- [WHAT NEEDS TO BE DONE]
Print the lines beginning with the one that contains "Write a web" and ending with the one that contains "const ratioMinorTicks = [0.825, 0.875];", exactly, both included, and no other lines.

- [DATA FOR THIS EXERCISE]
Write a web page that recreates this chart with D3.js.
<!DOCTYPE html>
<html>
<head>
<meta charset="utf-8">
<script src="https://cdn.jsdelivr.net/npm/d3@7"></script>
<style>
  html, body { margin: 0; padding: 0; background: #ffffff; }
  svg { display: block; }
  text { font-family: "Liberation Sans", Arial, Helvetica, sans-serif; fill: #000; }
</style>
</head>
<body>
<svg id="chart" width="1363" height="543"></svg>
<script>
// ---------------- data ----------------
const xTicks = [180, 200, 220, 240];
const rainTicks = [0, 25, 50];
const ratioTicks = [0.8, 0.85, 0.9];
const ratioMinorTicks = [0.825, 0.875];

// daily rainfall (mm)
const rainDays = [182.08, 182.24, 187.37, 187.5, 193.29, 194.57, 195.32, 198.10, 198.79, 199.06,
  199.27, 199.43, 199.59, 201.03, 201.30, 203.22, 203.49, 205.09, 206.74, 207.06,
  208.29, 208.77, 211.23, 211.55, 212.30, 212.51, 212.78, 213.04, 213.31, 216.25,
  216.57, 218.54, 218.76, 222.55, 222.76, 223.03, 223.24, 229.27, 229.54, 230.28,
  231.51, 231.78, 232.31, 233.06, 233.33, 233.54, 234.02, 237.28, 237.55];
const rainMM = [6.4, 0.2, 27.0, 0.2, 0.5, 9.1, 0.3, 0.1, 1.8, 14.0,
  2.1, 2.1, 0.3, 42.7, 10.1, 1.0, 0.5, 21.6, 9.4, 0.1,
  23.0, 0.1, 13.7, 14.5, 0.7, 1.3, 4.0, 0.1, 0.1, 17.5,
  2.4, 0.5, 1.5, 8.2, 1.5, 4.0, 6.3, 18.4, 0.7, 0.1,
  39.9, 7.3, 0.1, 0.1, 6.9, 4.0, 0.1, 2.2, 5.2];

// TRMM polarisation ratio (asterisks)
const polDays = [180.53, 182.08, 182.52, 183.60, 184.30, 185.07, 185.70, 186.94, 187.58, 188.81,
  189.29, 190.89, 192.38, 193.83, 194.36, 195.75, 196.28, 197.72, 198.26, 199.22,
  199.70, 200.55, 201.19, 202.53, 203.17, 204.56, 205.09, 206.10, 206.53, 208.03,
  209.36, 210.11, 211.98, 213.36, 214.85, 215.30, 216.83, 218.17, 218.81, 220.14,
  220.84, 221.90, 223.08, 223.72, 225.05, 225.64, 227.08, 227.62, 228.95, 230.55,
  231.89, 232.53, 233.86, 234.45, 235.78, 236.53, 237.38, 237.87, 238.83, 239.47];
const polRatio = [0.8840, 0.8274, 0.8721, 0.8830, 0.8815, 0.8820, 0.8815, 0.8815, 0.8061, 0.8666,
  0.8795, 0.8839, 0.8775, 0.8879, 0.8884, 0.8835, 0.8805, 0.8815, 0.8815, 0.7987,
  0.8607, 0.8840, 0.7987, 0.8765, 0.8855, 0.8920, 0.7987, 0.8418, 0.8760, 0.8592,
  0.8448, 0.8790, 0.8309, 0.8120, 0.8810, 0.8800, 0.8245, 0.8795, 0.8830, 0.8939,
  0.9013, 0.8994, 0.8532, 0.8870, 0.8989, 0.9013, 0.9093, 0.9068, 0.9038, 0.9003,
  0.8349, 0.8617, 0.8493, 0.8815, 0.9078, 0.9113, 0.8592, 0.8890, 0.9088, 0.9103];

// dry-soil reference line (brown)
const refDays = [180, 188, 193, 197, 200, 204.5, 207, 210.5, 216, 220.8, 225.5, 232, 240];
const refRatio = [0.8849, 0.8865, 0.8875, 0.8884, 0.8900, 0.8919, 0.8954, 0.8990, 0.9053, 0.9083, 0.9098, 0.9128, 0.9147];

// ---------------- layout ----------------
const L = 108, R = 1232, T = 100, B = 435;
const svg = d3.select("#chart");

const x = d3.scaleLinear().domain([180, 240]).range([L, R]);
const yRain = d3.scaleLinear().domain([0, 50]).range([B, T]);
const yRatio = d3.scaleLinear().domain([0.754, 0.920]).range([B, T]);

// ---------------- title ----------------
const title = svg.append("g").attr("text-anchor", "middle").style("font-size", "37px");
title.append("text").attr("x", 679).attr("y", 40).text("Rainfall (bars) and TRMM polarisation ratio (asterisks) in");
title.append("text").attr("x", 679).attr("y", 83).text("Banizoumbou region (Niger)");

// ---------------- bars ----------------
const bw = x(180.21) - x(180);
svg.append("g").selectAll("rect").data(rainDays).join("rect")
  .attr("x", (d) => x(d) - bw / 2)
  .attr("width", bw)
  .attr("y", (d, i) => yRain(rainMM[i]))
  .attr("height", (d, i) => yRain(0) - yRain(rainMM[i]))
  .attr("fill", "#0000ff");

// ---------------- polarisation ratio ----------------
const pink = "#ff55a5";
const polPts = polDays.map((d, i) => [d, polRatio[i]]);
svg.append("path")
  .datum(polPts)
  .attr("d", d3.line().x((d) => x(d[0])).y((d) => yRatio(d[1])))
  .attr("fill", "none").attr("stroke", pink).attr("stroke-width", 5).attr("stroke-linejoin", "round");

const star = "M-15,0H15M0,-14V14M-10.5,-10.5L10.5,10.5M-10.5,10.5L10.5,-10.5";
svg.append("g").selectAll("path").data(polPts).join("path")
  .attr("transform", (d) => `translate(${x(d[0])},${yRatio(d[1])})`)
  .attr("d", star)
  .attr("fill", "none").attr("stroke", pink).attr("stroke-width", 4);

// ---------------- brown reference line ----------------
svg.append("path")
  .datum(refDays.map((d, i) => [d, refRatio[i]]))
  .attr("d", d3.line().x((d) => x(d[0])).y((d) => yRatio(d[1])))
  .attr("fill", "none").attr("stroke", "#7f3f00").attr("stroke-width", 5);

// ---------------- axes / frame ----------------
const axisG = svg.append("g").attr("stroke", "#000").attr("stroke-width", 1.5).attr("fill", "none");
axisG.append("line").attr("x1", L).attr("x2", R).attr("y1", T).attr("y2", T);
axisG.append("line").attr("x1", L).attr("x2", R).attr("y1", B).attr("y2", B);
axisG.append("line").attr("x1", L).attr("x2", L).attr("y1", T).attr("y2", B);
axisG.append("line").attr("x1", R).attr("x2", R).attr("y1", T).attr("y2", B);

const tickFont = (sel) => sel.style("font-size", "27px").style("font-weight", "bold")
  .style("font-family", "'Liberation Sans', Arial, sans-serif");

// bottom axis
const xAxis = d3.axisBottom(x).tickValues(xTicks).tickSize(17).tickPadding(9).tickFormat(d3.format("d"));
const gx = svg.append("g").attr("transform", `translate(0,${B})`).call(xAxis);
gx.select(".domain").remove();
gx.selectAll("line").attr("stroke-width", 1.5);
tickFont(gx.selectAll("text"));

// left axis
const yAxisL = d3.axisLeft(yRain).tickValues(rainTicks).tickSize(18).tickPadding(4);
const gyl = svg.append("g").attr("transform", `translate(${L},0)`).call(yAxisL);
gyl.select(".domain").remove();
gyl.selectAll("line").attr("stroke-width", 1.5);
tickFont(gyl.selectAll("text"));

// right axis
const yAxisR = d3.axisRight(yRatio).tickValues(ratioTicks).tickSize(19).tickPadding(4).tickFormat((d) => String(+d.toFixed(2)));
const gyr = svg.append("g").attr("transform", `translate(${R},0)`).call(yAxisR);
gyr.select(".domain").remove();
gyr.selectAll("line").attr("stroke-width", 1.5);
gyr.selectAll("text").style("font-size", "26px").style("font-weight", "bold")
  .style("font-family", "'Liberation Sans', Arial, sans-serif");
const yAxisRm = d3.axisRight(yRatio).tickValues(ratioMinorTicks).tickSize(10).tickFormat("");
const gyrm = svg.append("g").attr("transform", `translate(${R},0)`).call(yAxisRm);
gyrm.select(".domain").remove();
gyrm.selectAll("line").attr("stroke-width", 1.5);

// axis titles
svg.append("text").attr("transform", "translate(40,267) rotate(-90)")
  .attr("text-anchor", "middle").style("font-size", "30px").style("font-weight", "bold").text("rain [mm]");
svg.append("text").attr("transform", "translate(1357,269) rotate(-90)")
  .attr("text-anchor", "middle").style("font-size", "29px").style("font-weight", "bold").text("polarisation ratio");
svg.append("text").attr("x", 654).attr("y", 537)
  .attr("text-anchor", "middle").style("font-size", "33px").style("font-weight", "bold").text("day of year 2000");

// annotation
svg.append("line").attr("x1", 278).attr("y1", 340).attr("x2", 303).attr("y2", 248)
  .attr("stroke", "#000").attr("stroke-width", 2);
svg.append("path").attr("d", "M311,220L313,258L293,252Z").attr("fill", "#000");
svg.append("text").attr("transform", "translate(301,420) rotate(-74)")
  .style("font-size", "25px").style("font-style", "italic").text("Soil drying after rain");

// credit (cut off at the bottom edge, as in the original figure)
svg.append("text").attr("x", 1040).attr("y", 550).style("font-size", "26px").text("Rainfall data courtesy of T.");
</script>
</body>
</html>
---
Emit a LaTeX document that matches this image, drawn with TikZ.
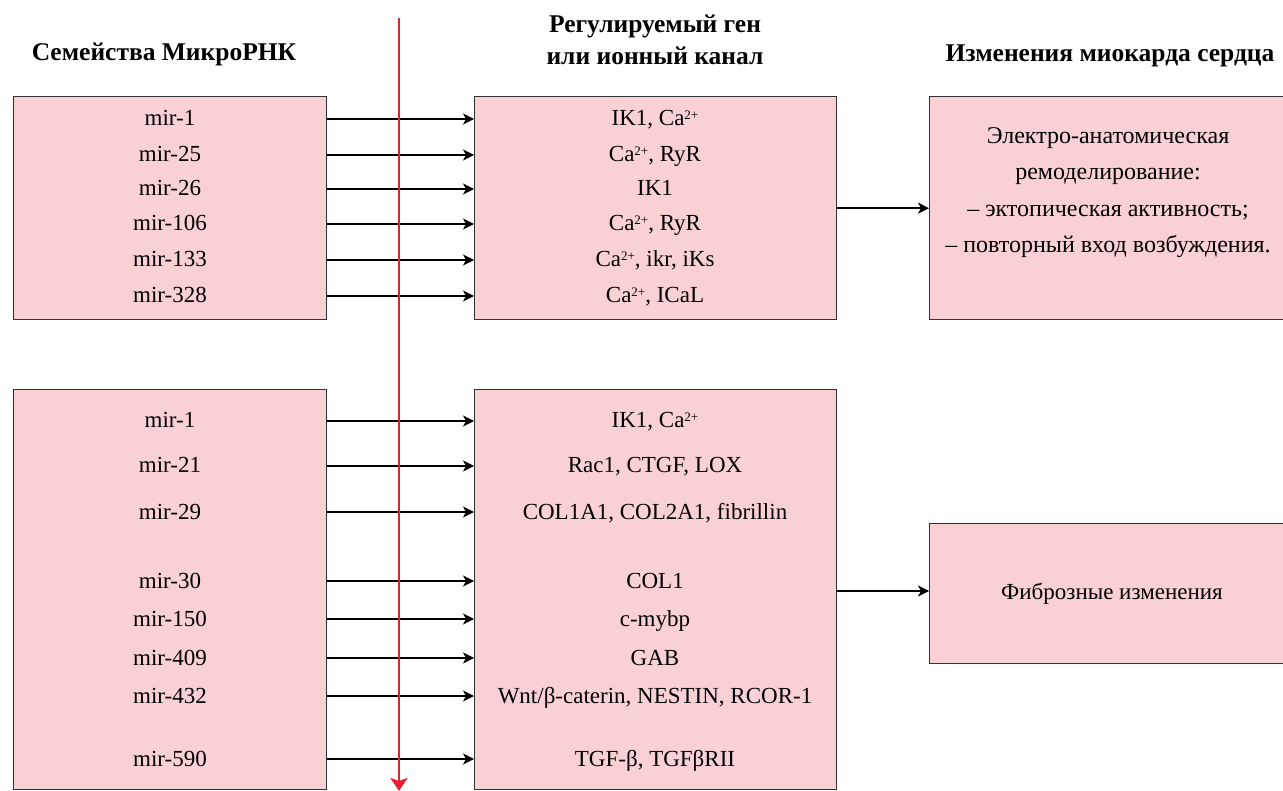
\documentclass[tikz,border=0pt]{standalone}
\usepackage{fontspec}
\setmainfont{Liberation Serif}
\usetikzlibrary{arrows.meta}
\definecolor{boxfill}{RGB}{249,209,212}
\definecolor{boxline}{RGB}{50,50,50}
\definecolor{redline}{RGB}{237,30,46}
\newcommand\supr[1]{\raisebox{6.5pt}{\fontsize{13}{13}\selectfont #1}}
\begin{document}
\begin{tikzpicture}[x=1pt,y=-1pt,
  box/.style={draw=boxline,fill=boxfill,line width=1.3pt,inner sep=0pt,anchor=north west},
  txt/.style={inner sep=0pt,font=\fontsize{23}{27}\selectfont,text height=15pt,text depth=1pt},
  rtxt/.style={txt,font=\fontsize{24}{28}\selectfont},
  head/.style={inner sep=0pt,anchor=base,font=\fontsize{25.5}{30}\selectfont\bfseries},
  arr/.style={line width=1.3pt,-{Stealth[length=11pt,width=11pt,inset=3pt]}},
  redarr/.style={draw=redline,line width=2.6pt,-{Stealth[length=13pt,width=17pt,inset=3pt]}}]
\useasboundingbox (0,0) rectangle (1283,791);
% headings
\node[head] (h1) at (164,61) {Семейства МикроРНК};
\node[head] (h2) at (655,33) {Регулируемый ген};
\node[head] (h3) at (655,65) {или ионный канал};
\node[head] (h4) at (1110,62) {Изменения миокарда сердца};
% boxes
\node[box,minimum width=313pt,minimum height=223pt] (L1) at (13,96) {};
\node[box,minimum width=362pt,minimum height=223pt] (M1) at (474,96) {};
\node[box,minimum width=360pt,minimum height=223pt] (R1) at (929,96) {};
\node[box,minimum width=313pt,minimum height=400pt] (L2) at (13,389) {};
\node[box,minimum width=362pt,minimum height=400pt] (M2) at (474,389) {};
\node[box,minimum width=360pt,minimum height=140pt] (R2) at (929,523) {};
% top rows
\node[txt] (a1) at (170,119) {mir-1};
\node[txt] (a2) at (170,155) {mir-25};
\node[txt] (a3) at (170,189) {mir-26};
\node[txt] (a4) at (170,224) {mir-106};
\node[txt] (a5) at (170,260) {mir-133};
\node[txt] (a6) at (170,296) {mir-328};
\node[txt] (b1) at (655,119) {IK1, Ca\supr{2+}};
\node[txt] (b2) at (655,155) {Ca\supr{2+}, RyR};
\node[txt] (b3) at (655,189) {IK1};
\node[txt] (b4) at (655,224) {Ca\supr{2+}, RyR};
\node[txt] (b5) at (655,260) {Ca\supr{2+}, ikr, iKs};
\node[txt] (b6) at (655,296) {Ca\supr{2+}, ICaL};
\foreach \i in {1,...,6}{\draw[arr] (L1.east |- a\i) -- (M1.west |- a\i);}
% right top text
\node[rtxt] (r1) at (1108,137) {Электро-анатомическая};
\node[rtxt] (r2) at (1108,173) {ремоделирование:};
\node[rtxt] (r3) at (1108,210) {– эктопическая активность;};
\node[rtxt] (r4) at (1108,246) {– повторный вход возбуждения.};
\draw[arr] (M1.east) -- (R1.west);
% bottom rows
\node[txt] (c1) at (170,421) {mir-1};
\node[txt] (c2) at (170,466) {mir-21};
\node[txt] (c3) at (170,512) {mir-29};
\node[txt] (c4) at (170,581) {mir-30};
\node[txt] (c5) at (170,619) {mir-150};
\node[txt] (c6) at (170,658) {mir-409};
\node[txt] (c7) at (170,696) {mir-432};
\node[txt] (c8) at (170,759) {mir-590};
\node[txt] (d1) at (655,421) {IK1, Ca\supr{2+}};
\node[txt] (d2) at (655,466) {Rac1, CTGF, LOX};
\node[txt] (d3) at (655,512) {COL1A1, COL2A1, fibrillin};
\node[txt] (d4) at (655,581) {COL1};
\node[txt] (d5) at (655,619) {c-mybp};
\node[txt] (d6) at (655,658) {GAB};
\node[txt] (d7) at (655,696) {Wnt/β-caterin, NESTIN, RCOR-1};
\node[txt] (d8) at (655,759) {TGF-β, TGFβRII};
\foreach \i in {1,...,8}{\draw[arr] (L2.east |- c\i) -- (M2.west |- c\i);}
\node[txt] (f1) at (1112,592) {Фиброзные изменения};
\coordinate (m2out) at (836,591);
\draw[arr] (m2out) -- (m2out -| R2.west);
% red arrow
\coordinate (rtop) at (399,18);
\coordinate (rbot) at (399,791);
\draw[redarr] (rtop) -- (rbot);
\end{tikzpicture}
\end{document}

- [SOLVED EXERCISE]
Write a web page that recreates this chart with D3.js.
<!DOCTYPE html>
<html>
<head>
<meta charset="utf-8">
<script src="https://cdn.jsdelivr.net/npm/d3@7"></script>
<style>
  html, body { margin: 0; padding: 0; background: #ffffff; }
  svg { display: block; }
  text { font-family: "Liberation Sans", Arial, Helvetica, sans-serif; fill: #000; }
</style>
</head>
<body>
<svg id="chart" width="1363" height="543"></svg>
<script>
// ---------------- data ----------------
const xTicks = [180, 200, 220, 240];
const rainTicks = [0, 25, 50];
const ratioTicks = [0.8, 0.85, 0.9];
const ratioMinorTicks = [0.825, 0.875];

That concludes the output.